The Anglo-Saxon Chronicle entry for Cerdic may not be as spurious in its entirety as it has come to be perceived as. It makes a great deal of sense once the origin-myth fable of his arrival in five ships is removed (and replaced I suggest by the hypothesis that he was the ruler of the Silchester civitas), the battle of Natanleaga is relocated from Netley in the New Forest to Notley on the Thame, and the dates of the two events chronicled in his reign postponed from 495 and 508 to a date c535 which is consistent with King Centwine’s (known) dates and the lengths of the reigns of kings between Cerdic and Centwine that are given in the first Cerdic ASC entry.

 

How Roman Britain Became England

How Britannia Became English

Educated British people are generally aware that for centuries up until about 400CE, England and Wales south of Hadrian’s Wall was Roman Britain, or Britannia, and that in the following centuries it fell into the hands of the Anglo-Saxons. What is much less well grasped is how that transition took place, or when.

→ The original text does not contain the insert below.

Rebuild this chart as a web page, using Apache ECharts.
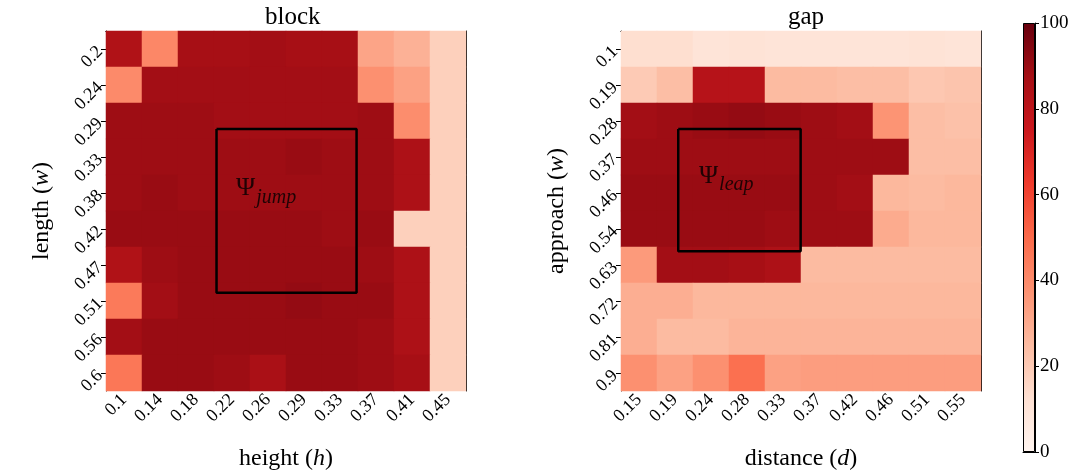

The first key to a clearer understanding of that process is the political structure of Roman Britain in 400. Britain was divided into four distinct Provinces, and history took fundamentally different course in each of them over the quarter-millennium after the Roman legions evacuated in 409.

Each Province in turn was comprised of a number of civitates, districts for local governance, about the size of two counties. The seminal event of 409 was that the leaders of the civitates rebelled, demanding freedom from the burden of Roman taxation. The Roman Emperor Honorius could not spare troops to put down the rebellion, because the Empire was hard-pressed by Germanic invaders from across the Rhine frontier into Gaul (France and the Rhineland). So he withdrew his legions from Britain and told the civitates to defend themselves.

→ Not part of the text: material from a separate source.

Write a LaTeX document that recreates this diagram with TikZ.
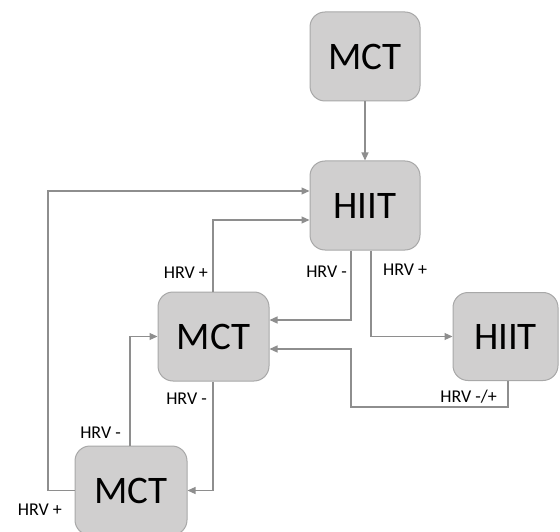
\documentclass[tikz,border=0pt]{standalone}
\usepackage{fontspec}
\setmainfont{Carlito}
\usetikzlibrary{arrows.meta,calc}
\definecolor{boxfill}{HTML}{D0CFCF}
\definecolor{boxline}{HTML}{A8A8A8}
\definecolor{conncol}{HTML}{8E8E8E}
\tikzset{
  stage/.style={draw=boxline, fill=boxfill, line width=1pt, rounded corners=15pt,
    minimum width=110pt, minimum height=89pt, inner sep=0pt,
    font=\fontsize{39}{41}\selectfont, text=black},
  conn/.style={draw=conncol, line width=1.2pt},
  arr/.style={conn, -{Triangle[length=8pt,width=7pt]}},
  lbl/.style={font=\fontsize{18}{20}\selectfont, text=black, inner sep=0pt}
}
\begin{document}
\begin{tikzpicture}[x=1pt,y=-1pt]
\useasboundingbox (0,0) rectangle (560,532);
\node[stage] (mct1) at (365,56.5) {MCT};
\node[stage] (hiit1) at (365,205.5) {HIIT};
\node[stage, minimum width=111pt] (mct2) at (213.5,336.5) {MCT};
\node[stage, minimum width=105pt, minimum height=88pt] (hiit2) at (505.5,336.5) {HIIT};
\node[stage, minimum width=112pt] (mct3) at (131,490.5) {MCT};

\draw[arr] (mct1.south) -- (hiit1.north);
\draw[arr] ([xshift=-14pt]hiit1.south) |- ([yshift=16.5pt]mct2.east);
\draw[arr] ([xshift=6pt]hiit1.south) |- (hiit2.west);
\coordinate (c1) at (351,407);
\draw[arr] ([xshift=2.5pt]hiit2.south) |- (c1) |- ([yshift=-12.5pt]mct2.east);
\draw[arr] ([xshift=-0.5pt]mct2.north) |- ([yshift=-14.5pt]hiit1.west);
\coordinate (c2) at (48,191);
\draw[arr] (mct3.west) -| (c2) -- ([yshift=14.5pt]hiit1.west);
\draw[arr] ([xshift=-1pt]mct3.north) |- (mct2.west);
\draw[arr] ([xshift=-0.5pt]mct2.south) |- (mct3.east);

\node[lbl, anchor=east] (l1) at (347,272) {HRV -};
\node[lbl, anchor=west] (l2) at (383,270) {HRV +};
\node[lbl, anchor=east] (l3) at (208,273) {HRV +};
\node[lbl, anchor=east] (l4) at (207,399) {HRV -};
\node[lbl, anchor=east] (l5) at (121,433) {HRV -};
\node[lbl, anchor=east] (l6) at (62,510) {HRV +};
\node[lbl, anchor=east] (l7) at (497,397) {HRV -/+};
\end{tikzpicture}
\end{document}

Twice afterwards, in 418 and in 429, Rome sent forces to Britain to aid Roman Britons fighting against raiders from beyond its borders, with some successful effect; but when aid was asked for again in 446, the Roman General Aetius ignored the request, again essentially because his forces were already stretched beyond capacity trying to defend Gaul.

 

Britannia Secunda

In two of the Provinces, Britannia Prima (Wales and the West), and Britannia Secunda (the North), the civitates did see to their own defences thoroughly and effectively, and with little or no contribution from foreigners. Military logistics of the fifth century were favourable for autonomous governance units the size of a civitas.

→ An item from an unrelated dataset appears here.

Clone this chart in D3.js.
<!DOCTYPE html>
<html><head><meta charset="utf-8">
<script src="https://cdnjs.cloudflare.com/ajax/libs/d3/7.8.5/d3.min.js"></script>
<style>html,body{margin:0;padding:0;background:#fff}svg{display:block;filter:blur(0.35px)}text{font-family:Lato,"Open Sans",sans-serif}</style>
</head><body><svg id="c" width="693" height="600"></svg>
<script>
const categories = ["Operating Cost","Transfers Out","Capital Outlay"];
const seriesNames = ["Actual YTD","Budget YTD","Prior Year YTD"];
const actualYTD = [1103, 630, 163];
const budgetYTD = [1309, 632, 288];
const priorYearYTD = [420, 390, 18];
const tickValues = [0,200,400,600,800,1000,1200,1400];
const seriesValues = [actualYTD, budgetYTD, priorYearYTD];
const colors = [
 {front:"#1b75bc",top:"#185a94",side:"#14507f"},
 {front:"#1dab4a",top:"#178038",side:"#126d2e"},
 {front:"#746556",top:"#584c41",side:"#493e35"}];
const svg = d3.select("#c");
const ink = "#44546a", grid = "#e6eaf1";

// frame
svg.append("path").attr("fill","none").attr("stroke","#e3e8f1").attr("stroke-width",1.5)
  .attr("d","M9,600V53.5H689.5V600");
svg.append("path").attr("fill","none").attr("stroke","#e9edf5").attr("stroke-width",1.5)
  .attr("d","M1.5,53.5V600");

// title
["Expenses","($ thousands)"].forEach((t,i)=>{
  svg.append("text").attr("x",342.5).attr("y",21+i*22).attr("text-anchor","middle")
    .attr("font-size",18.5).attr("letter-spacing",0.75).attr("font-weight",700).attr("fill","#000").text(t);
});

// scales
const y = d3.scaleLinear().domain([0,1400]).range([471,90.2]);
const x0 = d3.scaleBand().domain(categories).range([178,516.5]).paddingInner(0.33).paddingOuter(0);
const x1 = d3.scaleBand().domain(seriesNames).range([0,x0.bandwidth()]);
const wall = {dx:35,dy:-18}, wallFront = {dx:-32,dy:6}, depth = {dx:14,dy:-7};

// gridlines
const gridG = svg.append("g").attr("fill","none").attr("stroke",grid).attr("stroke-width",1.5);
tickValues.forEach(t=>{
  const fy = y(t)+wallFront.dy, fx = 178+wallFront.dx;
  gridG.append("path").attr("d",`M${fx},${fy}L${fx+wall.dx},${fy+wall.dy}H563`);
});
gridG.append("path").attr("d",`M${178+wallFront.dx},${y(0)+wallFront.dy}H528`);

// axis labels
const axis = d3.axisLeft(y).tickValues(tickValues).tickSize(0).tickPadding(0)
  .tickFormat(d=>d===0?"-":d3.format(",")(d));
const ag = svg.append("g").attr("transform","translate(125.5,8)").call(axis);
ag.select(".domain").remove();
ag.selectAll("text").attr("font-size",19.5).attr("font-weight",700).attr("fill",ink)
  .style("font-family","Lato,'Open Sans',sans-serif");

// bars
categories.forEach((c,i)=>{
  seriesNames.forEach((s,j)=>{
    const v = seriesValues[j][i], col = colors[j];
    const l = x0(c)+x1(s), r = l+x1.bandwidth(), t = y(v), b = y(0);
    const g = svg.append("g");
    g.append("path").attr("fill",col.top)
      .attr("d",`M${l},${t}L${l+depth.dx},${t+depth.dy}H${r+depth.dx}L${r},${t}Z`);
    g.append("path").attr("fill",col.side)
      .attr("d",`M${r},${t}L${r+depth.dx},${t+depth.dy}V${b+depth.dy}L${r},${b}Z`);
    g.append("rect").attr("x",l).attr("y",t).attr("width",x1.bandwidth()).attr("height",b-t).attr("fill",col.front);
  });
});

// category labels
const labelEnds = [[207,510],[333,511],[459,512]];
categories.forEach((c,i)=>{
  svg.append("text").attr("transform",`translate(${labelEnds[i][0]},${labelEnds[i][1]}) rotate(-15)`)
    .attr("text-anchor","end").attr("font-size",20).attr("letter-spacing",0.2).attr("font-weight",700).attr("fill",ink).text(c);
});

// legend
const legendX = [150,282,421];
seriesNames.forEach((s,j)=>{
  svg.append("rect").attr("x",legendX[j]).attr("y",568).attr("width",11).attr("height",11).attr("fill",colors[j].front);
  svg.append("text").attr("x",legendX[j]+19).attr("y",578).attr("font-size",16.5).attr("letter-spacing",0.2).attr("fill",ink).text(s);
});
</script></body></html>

The four civitates of Britannia Secunda, plus tribal lands that had been divided from them by Hadrian’s Wall with military but not sociological logic,morphed over the following century into three kingdoms, all of which feature strongly in later history: Rheged (approximately Ayrshire, Dumfries-and-Galloway, Cumbria, and maybe Lancashire); Gododdin (Lothian, the Borders, Northumberland and Durham); and Elmet (North, West, and South Yorkshire, the Derwent valley of Derbyshire, and probably northern Nottinghamshire north of Sherwood). Elmet appears to have combined the small civitas of York with the much larger one surrounding it whose Roman city was Aldborough. All three kingdoms were ruled by successions of Roman British, i.e. Celtic, kings. Britain’s most famous bard Taliesin wrote poems in praise of two of these kings, Urien of Rheged and Gwallawg of Elmet, in the third quarter of the sixth century. Urien temporarily extended Rheged’s boundaries eastwards across north Yorkshire at that time.

Undoubtedly, for well over a century after the departure of the Roman legions, the territory that had been Britannia Secunda remained in the control of kings who were Celtic British by tribe and culture, influenced by a slowly fading Romanised past. But in approximately 547, the English warrior-king Ida disturbed the far north by occupying and fortifying Bamburgh and conquering a coastal part of the Gododdin kingdom as his Kingdom of Bernicia. This initiated a half-century of skirmish warfare, highlighted by the British defenders calling their English enemy leader in the 570s “Fflamdwyn”, “Fire-Setter”. As of 580, the English had been driven out of all except their coastal fortress.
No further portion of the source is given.